The power of the stimulators and coils is measured in Tesla which is the International System of Units of magnetic-field strength or magnetic-flux density, commonly denoted as T, defined in 1960 in honour of the inventor of the Tesla Coil, Nikola Tesla. Modern devices develop 1.5 - 4 tesla (T) measured at the coil’s surface with studies showing that cortical neurons are activated beneath the scalp to a depth of 1.5 – 2 cm, which effectively means that Transcranial Magnetic Stimulation with contemporary equipment does not appear to penetrate deeper than the cortex. Despite this, it has been shown that Transcranial Magnetic Stimulation has an effect on cells trans-synaptically beyond the site of stimulation, as evidenced by positron emission tomography studies, which show effects on distant cortical and subcortical sites (Wassermann, 1997).

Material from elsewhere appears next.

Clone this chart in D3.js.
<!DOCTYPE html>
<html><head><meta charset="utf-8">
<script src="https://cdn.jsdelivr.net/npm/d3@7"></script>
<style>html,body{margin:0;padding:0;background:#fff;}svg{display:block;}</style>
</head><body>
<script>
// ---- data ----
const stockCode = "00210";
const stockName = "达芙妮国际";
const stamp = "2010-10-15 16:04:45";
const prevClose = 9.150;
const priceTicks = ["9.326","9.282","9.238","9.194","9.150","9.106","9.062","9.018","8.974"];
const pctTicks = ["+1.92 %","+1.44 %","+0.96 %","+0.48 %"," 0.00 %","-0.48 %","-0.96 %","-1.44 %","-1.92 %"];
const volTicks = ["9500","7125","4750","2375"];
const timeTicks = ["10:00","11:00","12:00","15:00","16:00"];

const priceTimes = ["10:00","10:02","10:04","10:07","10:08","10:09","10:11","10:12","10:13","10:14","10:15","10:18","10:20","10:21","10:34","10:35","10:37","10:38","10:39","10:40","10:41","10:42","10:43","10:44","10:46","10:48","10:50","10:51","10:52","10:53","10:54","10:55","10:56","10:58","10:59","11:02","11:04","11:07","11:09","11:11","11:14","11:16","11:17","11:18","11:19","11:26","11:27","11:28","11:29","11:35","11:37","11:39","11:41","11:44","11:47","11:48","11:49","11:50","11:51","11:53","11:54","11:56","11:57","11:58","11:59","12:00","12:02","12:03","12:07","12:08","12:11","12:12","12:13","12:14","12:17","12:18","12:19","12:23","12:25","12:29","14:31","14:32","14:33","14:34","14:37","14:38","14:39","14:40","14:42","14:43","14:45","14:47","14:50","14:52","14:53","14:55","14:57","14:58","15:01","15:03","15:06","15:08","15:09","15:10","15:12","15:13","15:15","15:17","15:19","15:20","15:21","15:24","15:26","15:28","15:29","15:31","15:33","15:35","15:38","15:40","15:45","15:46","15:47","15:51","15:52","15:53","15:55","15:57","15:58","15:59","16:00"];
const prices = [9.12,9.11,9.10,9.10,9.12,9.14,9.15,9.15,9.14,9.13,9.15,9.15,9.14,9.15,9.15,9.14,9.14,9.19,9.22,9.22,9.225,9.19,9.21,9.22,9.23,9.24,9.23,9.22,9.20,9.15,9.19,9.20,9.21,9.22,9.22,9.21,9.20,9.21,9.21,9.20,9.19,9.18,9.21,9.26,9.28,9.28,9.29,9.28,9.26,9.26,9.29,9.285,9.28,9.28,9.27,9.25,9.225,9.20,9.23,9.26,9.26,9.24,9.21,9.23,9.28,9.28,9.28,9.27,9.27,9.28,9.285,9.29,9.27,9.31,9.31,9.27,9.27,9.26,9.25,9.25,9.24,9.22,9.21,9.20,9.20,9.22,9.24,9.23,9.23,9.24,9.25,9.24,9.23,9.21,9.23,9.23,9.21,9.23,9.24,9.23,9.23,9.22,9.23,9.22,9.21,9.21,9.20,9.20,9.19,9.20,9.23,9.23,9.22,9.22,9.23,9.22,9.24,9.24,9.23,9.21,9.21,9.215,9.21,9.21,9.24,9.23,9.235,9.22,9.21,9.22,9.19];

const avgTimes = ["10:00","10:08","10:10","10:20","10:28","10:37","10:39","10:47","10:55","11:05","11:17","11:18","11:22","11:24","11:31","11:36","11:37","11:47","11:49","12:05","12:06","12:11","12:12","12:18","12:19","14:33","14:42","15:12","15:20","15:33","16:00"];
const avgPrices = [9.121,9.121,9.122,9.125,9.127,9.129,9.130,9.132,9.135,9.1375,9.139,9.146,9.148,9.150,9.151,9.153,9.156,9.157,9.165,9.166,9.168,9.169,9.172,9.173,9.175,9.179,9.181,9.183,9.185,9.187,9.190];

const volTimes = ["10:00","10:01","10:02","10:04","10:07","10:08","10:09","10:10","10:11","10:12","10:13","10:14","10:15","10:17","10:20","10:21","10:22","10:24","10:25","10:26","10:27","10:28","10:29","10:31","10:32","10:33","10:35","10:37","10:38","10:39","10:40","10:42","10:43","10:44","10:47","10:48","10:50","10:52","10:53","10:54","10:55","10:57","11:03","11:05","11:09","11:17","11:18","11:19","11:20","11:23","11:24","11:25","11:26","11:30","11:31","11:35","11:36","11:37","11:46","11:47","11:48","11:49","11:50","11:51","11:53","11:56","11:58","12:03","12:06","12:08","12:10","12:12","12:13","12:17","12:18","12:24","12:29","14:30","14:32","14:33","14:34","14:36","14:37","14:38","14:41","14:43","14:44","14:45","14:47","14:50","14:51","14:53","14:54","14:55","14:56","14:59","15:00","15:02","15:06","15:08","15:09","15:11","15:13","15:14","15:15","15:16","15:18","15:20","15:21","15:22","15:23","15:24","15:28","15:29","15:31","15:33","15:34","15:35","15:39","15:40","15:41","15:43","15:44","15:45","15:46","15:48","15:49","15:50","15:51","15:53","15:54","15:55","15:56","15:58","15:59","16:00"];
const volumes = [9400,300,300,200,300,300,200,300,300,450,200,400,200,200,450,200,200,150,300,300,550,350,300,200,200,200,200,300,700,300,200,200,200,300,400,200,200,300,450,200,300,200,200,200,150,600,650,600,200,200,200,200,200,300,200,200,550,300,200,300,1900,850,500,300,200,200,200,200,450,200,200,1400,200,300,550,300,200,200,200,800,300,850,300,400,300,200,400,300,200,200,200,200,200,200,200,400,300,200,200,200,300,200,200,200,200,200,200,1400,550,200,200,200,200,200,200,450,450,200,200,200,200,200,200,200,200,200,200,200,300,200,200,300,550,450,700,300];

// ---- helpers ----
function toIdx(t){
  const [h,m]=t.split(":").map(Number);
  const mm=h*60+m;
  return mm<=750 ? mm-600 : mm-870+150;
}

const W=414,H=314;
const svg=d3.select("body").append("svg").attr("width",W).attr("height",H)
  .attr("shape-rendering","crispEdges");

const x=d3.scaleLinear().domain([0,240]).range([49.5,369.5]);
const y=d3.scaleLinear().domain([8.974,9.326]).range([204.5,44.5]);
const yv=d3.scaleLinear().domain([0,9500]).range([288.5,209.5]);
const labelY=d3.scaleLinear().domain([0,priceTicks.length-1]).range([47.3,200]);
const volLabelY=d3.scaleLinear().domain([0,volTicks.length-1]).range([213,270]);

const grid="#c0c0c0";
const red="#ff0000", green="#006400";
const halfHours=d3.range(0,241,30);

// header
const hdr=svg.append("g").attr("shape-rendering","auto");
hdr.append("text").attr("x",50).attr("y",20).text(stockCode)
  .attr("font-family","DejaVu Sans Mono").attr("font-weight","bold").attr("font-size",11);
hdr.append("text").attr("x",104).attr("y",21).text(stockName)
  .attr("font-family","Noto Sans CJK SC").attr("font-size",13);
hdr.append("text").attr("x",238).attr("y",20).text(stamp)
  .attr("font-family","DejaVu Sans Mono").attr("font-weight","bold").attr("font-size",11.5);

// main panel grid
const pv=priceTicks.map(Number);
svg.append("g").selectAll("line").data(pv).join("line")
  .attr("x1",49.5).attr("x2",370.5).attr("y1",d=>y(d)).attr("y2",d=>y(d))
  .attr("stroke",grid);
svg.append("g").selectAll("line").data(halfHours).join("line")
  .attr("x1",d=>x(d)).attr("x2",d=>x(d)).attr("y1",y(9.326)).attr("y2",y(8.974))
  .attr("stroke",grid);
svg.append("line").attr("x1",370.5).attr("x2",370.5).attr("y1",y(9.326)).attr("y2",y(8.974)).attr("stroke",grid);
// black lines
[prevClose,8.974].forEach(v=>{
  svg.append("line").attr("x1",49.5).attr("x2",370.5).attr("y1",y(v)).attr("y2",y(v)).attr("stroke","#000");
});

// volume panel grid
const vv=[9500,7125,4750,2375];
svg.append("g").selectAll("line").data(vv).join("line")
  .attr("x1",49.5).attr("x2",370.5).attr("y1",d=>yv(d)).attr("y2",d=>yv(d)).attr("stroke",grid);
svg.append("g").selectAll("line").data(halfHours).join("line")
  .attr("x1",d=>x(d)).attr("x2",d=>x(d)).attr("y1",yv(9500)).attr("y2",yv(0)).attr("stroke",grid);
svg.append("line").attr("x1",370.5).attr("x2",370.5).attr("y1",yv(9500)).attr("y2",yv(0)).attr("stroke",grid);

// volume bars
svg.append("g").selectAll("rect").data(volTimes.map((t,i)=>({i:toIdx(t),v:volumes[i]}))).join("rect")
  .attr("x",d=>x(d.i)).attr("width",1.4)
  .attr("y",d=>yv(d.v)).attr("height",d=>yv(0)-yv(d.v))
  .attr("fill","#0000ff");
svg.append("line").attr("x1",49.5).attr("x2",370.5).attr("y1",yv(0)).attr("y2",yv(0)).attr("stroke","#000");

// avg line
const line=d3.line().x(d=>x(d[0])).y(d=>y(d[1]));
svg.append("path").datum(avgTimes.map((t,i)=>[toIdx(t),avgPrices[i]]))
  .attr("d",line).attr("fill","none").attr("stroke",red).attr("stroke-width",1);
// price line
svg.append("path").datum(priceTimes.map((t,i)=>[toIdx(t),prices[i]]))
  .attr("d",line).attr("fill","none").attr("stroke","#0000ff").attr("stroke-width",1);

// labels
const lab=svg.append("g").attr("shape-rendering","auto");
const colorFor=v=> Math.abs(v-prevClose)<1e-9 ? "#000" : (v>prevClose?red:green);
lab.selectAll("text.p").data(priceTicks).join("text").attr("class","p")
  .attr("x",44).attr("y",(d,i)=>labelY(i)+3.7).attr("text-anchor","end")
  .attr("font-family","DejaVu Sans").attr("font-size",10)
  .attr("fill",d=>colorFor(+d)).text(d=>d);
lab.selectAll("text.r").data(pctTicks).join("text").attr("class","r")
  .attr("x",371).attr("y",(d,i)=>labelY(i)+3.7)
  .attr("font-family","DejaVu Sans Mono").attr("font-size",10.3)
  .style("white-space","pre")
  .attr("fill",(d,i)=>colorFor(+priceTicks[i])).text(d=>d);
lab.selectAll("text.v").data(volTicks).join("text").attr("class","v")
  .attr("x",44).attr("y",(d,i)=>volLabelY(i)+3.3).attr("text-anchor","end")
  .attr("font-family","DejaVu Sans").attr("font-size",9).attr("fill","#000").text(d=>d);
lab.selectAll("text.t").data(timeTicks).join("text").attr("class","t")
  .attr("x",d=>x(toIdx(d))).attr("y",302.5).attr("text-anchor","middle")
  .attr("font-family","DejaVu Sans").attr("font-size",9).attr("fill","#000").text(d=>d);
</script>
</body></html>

As previously mentioned, Transcranial Magnetic Stimulation involves the administration on the scalp (in the primary motor cortex area) of a short (~ 200 ms) and powerful (0.2 to 4.0 Tesla) magnetic pulse through a coil, equal to 110-120% of the resting motor threshold (RMT), resulting in progressive increases in the amplitude of Motor Evoked Potentials (MEPs) and duration of the Cortical Silent Period (CSP). The magnetic pulse induces an electric current below the coil, over the cortical surface. This causes depolarisation of cell membranes as well as trans-synaptic depolarisation of cortical neurons. Originally, Transcranial Magnetic Stimulation was used in the field of clinical neurophysiology, for the functional evaluation of the cortico-spinal tract (Pellicciari, 2009). The procedure initially involved the administration of a single magnetic pulse, but by the mid-90's, technological advances allowed for the development of machines capable of delivering streams of repetitive magnetic pulses in rapid succession, with a frequency that could reach 100 Hz. This type of stimulation was called repetitive Transcranial Magnetic Stimulation and it was shown to be superior in its cortical interaction compared to single-pulse Transcranial Magnetic Stimulation.
Furthermore, repetitive Transcranial Magnetic Stimulation can be applied at low and/or at high frequency and, depending on the mode of application, may have different effects on cortical activity (Speer, 2000). The cut-off between high and low frequency is established empirically, on the basis of converging evidence indicating that repetitive Transcranial Magnetic Stimulation at less than 1 Hz reduces cortical excitability both locally as well as in functionally related areas, while repetitive Transcranial Magnetic Stimulation given at a frequency above 5 Hz, seems to have the opposite effect (Veniero, 2011). Therefore, it would seem that the modulation of neural excitability induced by repetitive Transcranial Magnetic Stimulation, is transient, with a resulting effect that largely depends on the frequency of stimulation. These modulatory effects of cortical excitability, induced by repetitive Transcranial Magnetic Stimulation at the level of motor cortical areas, depend on the modulation of cortical excitatory and inhibitory interneurons, through mechanisms of short and long term synaptic potentiation, which is believed to play a decisive role in the voltage-gated ion channels and glutamate inotropic receptors.